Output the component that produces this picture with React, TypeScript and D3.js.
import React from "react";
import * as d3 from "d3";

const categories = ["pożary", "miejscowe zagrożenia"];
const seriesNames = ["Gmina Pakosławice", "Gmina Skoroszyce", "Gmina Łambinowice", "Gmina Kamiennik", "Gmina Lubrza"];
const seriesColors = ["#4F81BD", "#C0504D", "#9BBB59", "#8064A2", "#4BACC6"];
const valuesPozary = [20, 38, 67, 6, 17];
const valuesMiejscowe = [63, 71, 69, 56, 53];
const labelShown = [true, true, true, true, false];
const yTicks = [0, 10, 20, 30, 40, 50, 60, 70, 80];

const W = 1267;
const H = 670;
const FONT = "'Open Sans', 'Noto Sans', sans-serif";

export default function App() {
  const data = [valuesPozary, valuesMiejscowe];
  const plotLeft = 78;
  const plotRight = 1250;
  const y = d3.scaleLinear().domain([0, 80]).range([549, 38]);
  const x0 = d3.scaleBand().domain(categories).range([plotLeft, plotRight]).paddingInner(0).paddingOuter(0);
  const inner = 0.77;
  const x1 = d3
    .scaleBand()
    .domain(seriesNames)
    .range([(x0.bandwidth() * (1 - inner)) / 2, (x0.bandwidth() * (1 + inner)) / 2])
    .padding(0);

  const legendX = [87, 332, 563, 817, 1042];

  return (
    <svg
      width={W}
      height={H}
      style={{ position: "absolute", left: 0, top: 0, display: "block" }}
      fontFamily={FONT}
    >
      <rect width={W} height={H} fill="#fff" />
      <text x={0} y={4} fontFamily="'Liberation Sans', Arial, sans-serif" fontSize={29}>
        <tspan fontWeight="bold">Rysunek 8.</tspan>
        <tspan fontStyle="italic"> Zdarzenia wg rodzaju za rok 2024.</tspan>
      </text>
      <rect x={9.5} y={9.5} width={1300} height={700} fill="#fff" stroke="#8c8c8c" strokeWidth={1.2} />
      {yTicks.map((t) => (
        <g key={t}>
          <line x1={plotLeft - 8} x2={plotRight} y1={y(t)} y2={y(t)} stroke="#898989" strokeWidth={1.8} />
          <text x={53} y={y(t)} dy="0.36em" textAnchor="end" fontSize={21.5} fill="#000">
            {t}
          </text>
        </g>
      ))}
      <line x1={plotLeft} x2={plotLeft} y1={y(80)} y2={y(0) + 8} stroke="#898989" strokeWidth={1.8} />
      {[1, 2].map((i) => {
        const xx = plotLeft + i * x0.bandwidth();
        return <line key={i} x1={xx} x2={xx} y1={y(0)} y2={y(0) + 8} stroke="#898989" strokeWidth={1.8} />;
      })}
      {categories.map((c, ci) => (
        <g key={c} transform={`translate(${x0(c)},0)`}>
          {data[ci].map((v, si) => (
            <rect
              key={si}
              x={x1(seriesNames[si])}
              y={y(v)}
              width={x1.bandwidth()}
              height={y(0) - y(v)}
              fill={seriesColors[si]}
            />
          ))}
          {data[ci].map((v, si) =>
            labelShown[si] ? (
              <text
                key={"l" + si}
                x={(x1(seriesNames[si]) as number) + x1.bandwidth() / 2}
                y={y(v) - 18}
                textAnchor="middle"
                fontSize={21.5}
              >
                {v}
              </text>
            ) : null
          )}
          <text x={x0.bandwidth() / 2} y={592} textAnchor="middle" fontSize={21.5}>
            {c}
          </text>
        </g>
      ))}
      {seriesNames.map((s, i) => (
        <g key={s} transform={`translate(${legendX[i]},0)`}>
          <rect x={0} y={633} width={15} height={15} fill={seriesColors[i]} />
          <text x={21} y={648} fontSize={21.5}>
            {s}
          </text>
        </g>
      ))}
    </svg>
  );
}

**What you are asked to do**
Extract exactly the leading lines of the data, stopping at and including the line with "60, 70, 80];".

**Worked answer**
Output the component that produces this picture with React, TypeScript and D3.js.
import React from "react";
import * as d3 from "d3";

const categories = ["pożary", "miejscowe zagrożenia"];
const seriesNames = ["Gmina Pakosławice", "Gmina Skoroszyce", "Gmina Łambinowice", "Gmina Kamiennik", "Gmina Lubrza"];
const seriesColors = ["#4F81BD", "#C0504D", "#9BBB59", "#8064A2", "#4BACC6"];
const valuesPozary = [20, 38, 67, 6, 17];
const valuesMiejscowe = [63, 71, 69, 56, 53];
const labelShown = [true, true, true, true, false];
const yTicks = [0, 10, 20, 30, 40, 50, 60, 70, 80];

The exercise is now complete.